──────── MATERIAL PROVIDED ────────

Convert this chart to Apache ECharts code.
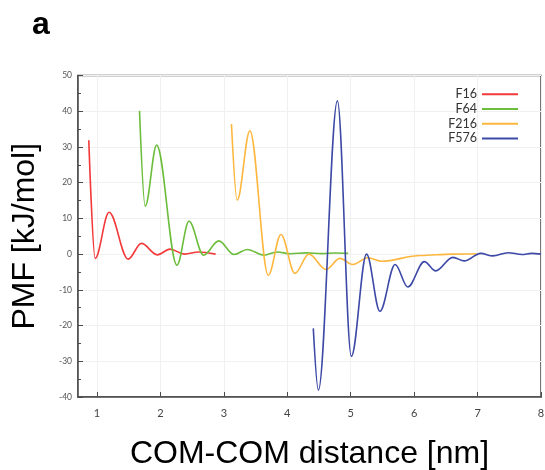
<!DOCTYPE html>
<html>
<head>
<meta charset="utf-8">
<script src="https://cdn.jsdelivr.net/npm/echarts@6/dist/echarts.min.js"></script>
<style>html,body{margin:0;padding:0;background:#fff;}#c{width:545px;height:470px;}</style>
</head>
<body>
<div id="c"></div>
<script>
const seriesNames = ['F16', 'F64', 'F216', 'F576'];
const yTicks = [-40, -30, -20, -10, 0, 10, 20, 30, 40, 50];
const xTicks = [1, 2, 3, 4, 5, 6, 7, 8];

const f16X = [0.87, 0.97, 1.19, 1.49, 1.70, 1.95, 2.15, 2.38, 2.60, 2.87];
const f16Y = [31.9, -1.2, 11.7, -1.4, 3.0, -0.2, 1.4, 0.0, 0.6, 0.0];

const f64X = [1.67, 1.76, 1.94, 2.26, 2.45, 2.68, 2.92, 3.16, 3.37, 3.63, 3.84, 4.05, 4.30, 4.55, 4.75, 4.96];
const f64Y = [40.1, 13.4, 30.5, -3.1, 9.2, -0.3, 3.7, -0.1, 1.3, -0.3, 0.6, 0.1, 0.35, 0.15, 0.3, 0.2];

const f216X = [3.12, 3.21, 3.41, 3.70, 3.90, 4.12, 4.34, 4.61, 4.83, 5.03, 5.27, 5.49, 6.10, 6.60, 6.98];
const f216Y = [36.4, 15.1, 34.5, -5.9, 5.5, -5.4, 0.0, -4.3, -1.2, -2.9, -1.0, -2.0, -0.4, 0.0, 0.1];

const f576X = [4.41, 4.49, 4.79, 5.01, 5.25, 5.46, 5.70, 5.90, 6.16, 6.34, 6.61, 6.79, 7.05, 7.24, 7.48, 7.70, 7.85, 8.0];
const f576Y = [-20.8, -38.1, 42.9, -28.6, 0.0, -16.0, -2.9, -9.2, -2.1, -4.7, -0.9, -1.9, 0.2, -0.5, 0.4, -0.1, 0.2, 0.0];

const colors = ['#f23a3a', '#6cbd3c', '#fdb73e', '#3d49a6'];
const xs = [f16X, f64X, f216X, f576X];
const ys = [f16Y, f64Y, f216Y, f576Y];

const chart = echarts.init(document.getElementById('c'), null, {renderer: 'canvas'});
const option = {
  animation: false,
  backgroundColor: '#fff',
  graphic: [{
    type: 'text', left: 32, top: 9,
    style: {text: 'a', fontFamily: 'Liberation Sans', fontWeight: 'bold', fontSize: 32, fill: '#000'}
  }],
  grid: {left: 78, right: 4, top: 75.5, bottom: 73, show: true, borderColor: '#4a4a4a', borderWidth: 1.5, outerBoundsMode: 'none', containLabel: false},
  legend: {
    orient: 'vertical', right: 22, top: 82, align: 'right',
    icon: 'rect', itemWidth: 36, itemHeight: 2, itemGap: 0, itemTextGap: 4,
    textStyle: {fontFamily: 'Lato', fontSize: 12.5, color: '#333', lineHeight: 14.7},
    data: seriesNames
  },
  xAxis: {
    type: 'value', min: 0.7, max: 8, splitNumber: 8,
    name: 'COM-COM distance [nm]', nameLocation: 'middle', nameGap: 41,
    nameTextStyle: {fontFamily: 'Liberation Sans', fontSize: 32, color: '#000'},
    axisLine: {show: true, onZero: false, lineStyle: {color: '#4a4a4a', width: 1.5}},
    axisTick: {show: true, inside: true, length: 5, lineStyle: {color: '#4a4a4a'}},
    axisLabel: {
      fontFamily: 'Lato', fontSize: 11, color: '#444', margin: 11, showMinLabel: false,
      formatter: v => (xTicks.indexOf(Math.round(v * 1000) / 1000) >= 0 ? String(v) : '')
    },
    splitLine: {show: true, lineStyle: {color: '#f0f0f0', width: 1}}
  },
  yAxis: {
    type: 'value', min: yTicks[0], max: yTicks[yTicks.length - 1], interval: 10,
    name: 'PMF [kJ/mol]', nameLocation: 'middle', nameGap: 37, nameRotate: 90,
    nameTextStyle: {fontFamily: 'Liberation Sans', fontSize: 32, color: '#000'},
    axisLine: {show: true, onZero: false, lineStyle: {color: '#4a4a4a', width: 1.5}},
    axisTick: {show: true, inside: true, length: 5, lineStyle: {color: '#4a4a4a'}},
    minorTick: {show: true, splitNumber: 2, length: 3, lineStyle: {color: '#4a4a4a'}},
    axisLabel: {fontFamily: 'Lato', fontSize: 8.5, color: '#555', margin: 6},
    splitLine: {show: true, lineStyle: {color: '#f0f0f0', width: 1}}
  },
  series: seriesNames.map((n, i) => ({
    name: n, type: 'line', smooth: 0.35, smoothMonotone: 'x', showSymbol: false, symbol: 'none',
    color: colors[i],
    lineStyle: {width: 1.6, color: colors[i]},
    data: xs[i].map((x, j) => [x, ys[i][j]])
  }))
};
chart.setOption(option);
</script>
</body>
</html>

────────

> _WHAT YOU WILL DO_
Give the data above again in full and unchanged, skipping the pictures.

> _THE SOLUTION_
Convert this chart to Apache ECharts code.
<!DOCTYPE html>
<html>
<head>
<meta charset="utf-8">
<script src="https://cdn.jsdelivr.net/npm/echarts@6/dist/echarts.min.js"></script>
<style>html,body{margin:0;padding:0;background:#fff;}#c{width:545px;height:470px;}</style>
</head>
<body>
<div id="c"></div>
<script>
const seriesNames = ['F16', 'F64', 'F216', 'F576'];
const yTicks = [-40, -30, -20, -10, 0, 10, 20, 30, 40, 50];
const xTicks = [1, 2, 3, 4, 5, 6, 7, 8];

const f16X = [0.87, 0.97, 1.19, 1.49, 1.70, 1.95, 2.15, 2.38, 2.60, 2.87];
const f16Y = [31.9, -1.2, 11.7, -1.4, 3.0, -0.2, 1.4, 0.0, 0.6, 0.0];

const f64X = [1.67, 1.76, 1.94, 2.26, 2.45, 2.68, 2.92, 3.16, 3.37, 3.63, 3.84, 4.05, 4.30, 4.55, 4.75, 4.96];
const f64Y = [40.1, 13.4, 30.5, -3.1, 9.2, -0.3, 3.7, -0.1, 1.3, -0.3, 0.6, 0.1, 0.35, 0.15, 0.3, 0.2];

const f216X = [3.12, 3.21, 3.41, 3.70, 3.90, 4.12, 4.34, 4.61, 4.83, 5.03, 5.27, 5.49, 6.10, 6.60, 6.98];
const f216Y = [36.4, 15.1, 34.5, -5.9, 5.5, -5.4, 0.0, -4.3, -1.2, -2.9, -1.0, -2.0, -0.4, 0.0, 0.1];

const f576X = [4.41, 4.49, 4.79, 5.01, 5.25, 5.46, 5.70, 5.90, 6.16, 6.34, 6.61, 6.79, 7.05, 7.24, 7.48, 7.70, 7.85, 8.0];
const f576Y = [-20.8, -38.1, 42.9, -28.6, 0.0, -16.0, -2.9, -9.2, -2.1, -4.7, -0.9, -1.9, 0.2, -0.5, 0.4, -0.1, 0.2, 0.0];

const colors = ['#f23a3a', '#6cbd3c', '#fdb73e', '#3d49a6'];
const xs = [f16X, f64X, f216X, f576X];
const ys = [f16Y, f64Y, f216Y, f576Y];

const chart = echarts.init(document.getElementById('c'), null, {renderer: 'canvas'});
const option = {
  animation: false,
  backgroundColor: '#fff',
  graphic: [{
    type: 'text', left: 32, top: 9,
    style: {text: 'a', fontFamily: 'Liberation Sans', fontWeight: 'bold', fontSize: 32, fill: '#000'}
  }],
  grid: {left: 78, right: 4, top: 75.5, bottom: 73, show: true, borderColor: '#4a4a4a', borderWidth: 1.5, outerBoundsMode: 'none', containLabel: false},
  legend: {
    orient: 'vertical', right: 22, top: 82, align: 'right',
    icon: 'rect', itemWidth: 36, itemHeight: 2, itemGap: 0, itemTextGap: 4,
    textStyle: {fontFamily: 'Lato', fontSize: 12.5, color: '#333', lineHeight: 14.7},
    data: seriesNames
  },
  xAxis: {
    type: 'value', min: 0.7, max: 8, splitNumber: 8,
    name: 'COM-COM distance [nm]', nameLocation: 'middle', nameGap: 41,
    nameTextStyle: {fontFamily: 'Liberation Sans', fontSize: 32, color: '#000'},
    axisLine: {show: true, onZero: false, lineStyle: {color: '#4a4a4a', width: 1.5}},
    axisTick: {show: true, inside: true, length: 5, lineStyle: {color: '#4a4a4a'}},
    axisLabel: {
      fontFamily: 'Lato', fontSize: 11, color: '#444', margin: 11, showMinLabel: false,
      formatter: v => (xTicks.indexOf(Math.round(v * 1000) / 1000) >= 0 ? String(v) : '')
    },
    splitLine: {show: true, lineStyle: {color: '#f0f0f0', width: 1}}
  },
  yAxis: {
    type: 'value', min: yTicks[0], max: yTicks[yTicks.length - 1], interval: 10,
    name: 'PMF [kJ/mol]', nameLocation: 'middle', nameGap: 37, nameRotate: 90,
    nameTextStyle: {fontFamily: 'Liberation Sans', fontSize: 32, color: '#000'},
    axisLine: {show: true, onZero: false, lineStyle: {color: '#4a4a4a', width: 1.5}},
    axisTick: {show: true, inside: true, length: 5, lineStyle: {color: '#4a4a4a'}},
    minorTick: {show: true, splitNumber: 2, length: 3, lineStyle: {color: '#4a4a4a'}},
    axisLabel: {fontFamily: 'Lato', fontSize: 8.5, color: '#555', margin: 6},
    splitLine: {show: true, lineStyle: {color: '#f0f0f0', width: 1}}
  },
  series: seriesNames.map((n, i) => ({
    name: n, type: 'line', smooth: 0.35, smoothMonotone: 'x', showSymbol: false, symbol: 'none',
    color: colors[i],
    lineStyle: {width: 1.6, color: colors[i]},
    data: xs[i].map((x, j) => [x, ys[i][j]])
  }))
};
chart.setOption(option);
</script>
</body>
</html>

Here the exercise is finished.